** Start INPUT DATA **
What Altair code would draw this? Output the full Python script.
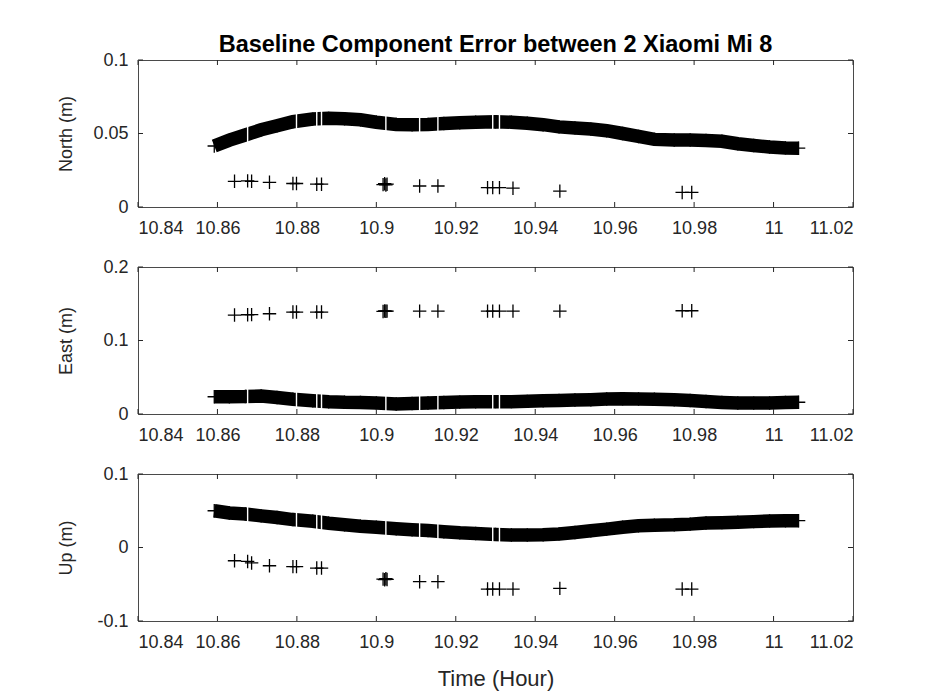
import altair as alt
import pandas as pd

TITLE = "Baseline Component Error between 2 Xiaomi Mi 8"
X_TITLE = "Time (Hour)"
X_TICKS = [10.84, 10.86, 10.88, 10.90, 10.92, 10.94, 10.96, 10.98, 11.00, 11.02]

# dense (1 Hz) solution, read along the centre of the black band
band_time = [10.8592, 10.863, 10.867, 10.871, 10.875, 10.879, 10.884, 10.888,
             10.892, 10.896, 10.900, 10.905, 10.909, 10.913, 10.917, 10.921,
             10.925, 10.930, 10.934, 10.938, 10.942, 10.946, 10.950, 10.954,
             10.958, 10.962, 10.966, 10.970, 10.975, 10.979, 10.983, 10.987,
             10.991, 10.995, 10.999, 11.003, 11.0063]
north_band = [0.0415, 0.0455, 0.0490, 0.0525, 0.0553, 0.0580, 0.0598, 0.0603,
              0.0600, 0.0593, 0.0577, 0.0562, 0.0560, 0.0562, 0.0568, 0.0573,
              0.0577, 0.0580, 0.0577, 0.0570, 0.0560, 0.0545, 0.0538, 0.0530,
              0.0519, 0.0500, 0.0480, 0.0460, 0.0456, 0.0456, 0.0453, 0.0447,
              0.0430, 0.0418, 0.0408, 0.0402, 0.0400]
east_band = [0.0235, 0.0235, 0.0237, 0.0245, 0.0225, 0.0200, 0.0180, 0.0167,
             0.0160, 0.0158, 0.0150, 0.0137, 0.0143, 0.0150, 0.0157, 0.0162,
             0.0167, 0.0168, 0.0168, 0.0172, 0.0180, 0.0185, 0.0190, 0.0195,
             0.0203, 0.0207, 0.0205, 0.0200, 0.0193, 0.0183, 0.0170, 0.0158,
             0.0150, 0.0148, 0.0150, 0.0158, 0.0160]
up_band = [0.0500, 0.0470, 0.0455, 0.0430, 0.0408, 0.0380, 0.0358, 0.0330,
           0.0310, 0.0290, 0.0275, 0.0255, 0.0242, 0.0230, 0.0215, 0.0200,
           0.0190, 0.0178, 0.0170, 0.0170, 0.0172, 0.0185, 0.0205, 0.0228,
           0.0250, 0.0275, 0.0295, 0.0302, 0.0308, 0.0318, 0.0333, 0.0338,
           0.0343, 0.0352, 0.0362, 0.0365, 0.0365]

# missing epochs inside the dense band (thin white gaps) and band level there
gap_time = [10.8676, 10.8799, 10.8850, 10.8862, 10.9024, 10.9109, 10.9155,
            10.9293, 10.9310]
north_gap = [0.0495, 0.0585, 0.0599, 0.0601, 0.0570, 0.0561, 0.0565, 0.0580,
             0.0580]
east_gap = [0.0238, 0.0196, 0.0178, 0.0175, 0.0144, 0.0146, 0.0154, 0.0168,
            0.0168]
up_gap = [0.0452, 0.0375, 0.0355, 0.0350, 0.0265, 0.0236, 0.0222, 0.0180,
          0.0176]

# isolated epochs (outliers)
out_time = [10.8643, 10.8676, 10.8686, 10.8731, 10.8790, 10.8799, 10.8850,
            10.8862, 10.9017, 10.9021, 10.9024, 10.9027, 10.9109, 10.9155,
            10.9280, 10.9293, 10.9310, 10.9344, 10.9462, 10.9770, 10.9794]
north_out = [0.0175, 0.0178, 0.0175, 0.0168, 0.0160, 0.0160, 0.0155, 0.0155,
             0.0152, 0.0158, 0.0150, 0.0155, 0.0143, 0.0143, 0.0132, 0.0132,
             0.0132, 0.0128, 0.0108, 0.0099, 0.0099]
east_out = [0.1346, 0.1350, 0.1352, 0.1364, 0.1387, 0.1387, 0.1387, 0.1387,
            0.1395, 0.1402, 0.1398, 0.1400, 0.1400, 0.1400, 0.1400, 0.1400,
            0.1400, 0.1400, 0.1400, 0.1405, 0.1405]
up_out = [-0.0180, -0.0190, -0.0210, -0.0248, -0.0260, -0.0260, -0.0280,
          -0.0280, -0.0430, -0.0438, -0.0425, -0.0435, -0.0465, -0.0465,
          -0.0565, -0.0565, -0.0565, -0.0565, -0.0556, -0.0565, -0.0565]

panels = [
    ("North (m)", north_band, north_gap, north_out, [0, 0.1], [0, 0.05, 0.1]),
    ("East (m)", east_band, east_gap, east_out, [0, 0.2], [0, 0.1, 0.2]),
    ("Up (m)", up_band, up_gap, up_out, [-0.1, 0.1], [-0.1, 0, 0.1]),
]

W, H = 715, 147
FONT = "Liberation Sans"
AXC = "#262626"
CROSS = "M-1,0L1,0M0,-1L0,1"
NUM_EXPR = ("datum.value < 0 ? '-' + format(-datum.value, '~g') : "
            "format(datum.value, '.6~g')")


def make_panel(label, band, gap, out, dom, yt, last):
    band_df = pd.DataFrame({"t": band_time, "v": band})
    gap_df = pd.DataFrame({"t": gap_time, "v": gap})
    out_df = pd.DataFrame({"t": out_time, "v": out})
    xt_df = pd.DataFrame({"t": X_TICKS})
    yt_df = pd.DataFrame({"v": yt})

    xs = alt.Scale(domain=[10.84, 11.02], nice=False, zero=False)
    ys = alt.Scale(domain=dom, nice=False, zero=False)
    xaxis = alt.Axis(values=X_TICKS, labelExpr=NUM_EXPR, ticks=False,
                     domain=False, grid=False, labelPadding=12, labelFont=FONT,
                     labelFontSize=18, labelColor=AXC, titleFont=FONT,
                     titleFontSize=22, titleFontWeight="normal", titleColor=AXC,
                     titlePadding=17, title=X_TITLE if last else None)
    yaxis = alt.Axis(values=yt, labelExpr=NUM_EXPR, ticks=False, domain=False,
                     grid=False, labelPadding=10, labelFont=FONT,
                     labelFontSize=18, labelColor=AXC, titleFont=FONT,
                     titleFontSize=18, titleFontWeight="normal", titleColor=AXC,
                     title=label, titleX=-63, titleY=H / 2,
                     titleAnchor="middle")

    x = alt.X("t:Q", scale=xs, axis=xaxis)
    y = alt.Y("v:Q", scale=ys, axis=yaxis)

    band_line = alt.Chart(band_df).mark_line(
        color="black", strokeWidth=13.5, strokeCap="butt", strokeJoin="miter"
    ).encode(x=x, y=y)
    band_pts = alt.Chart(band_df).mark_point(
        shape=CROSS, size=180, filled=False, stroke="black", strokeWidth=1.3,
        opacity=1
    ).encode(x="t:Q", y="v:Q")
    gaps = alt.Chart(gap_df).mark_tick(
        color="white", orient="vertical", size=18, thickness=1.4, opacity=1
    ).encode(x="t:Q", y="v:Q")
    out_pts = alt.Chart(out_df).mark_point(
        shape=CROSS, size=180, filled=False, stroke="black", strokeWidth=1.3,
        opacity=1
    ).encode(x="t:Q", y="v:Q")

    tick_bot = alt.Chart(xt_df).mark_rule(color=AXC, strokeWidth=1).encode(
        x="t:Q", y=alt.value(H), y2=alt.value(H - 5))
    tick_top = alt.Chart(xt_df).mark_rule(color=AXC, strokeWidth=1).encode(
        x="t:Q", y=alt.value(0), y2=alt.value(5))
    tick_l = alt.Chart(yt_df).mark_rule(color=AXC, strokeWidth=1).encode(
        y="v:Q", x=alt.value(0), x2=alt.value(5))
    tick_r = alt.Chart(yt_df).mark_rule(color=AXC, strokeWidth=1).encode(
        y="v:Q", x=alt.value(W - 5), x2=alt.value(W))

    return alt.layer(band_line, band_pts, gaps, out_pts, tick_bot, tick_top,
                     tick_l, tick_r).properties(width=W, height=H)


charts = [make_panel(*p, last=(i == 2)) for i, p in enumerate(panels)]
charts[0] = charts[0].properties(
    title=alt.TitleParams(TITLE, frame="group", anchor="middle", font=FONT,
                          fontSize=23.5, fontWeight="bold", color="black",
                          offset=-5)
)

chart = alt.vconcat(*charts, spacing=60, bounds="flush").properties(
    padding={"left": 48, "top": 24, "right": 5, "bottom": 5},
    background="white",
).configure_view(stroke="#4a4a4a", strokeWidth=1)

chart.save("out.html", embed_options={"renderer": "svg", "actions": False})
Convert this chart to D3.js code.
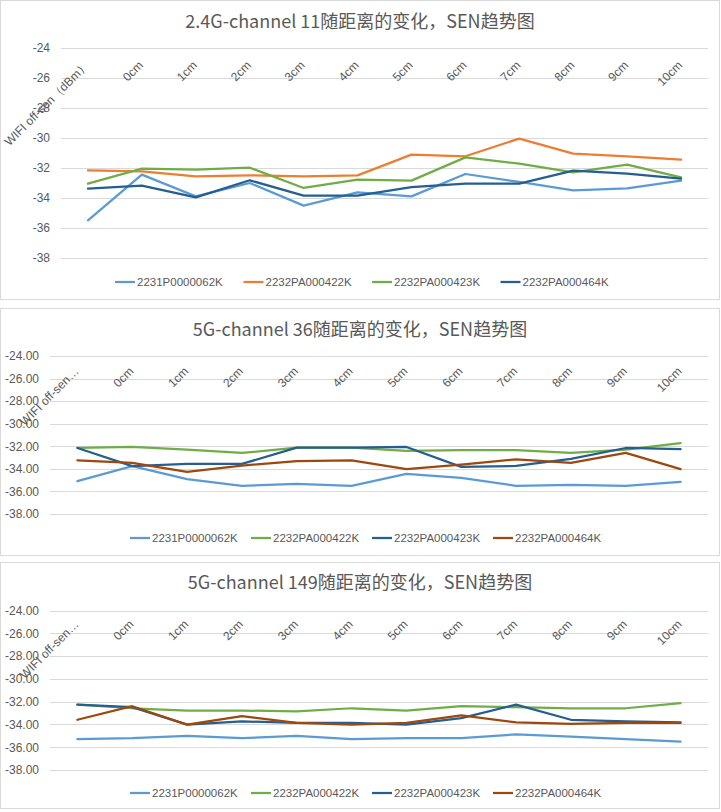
** End INPUT DATA **
GOAL OF THE EXERCISE.
Set down again, exactly, the lines of the material above from its first line to the one with "10.98, 11.00, 11.02]", inclusive. Leave the pictures out.

COMPLETED TASK.
What Altair code would draw this? Output the full Python script.
import altair as alt
import pandas as pd

TITLE = "Baseline Component Error between 2 Xiaomi Mi 8"
X_TITLE = "Time (Hour)"
X_TICKS = [10.84, 10.86, 10.88, 10.90, 10.92, 10.94, 10.96, 10.98, 11.00, 11.02]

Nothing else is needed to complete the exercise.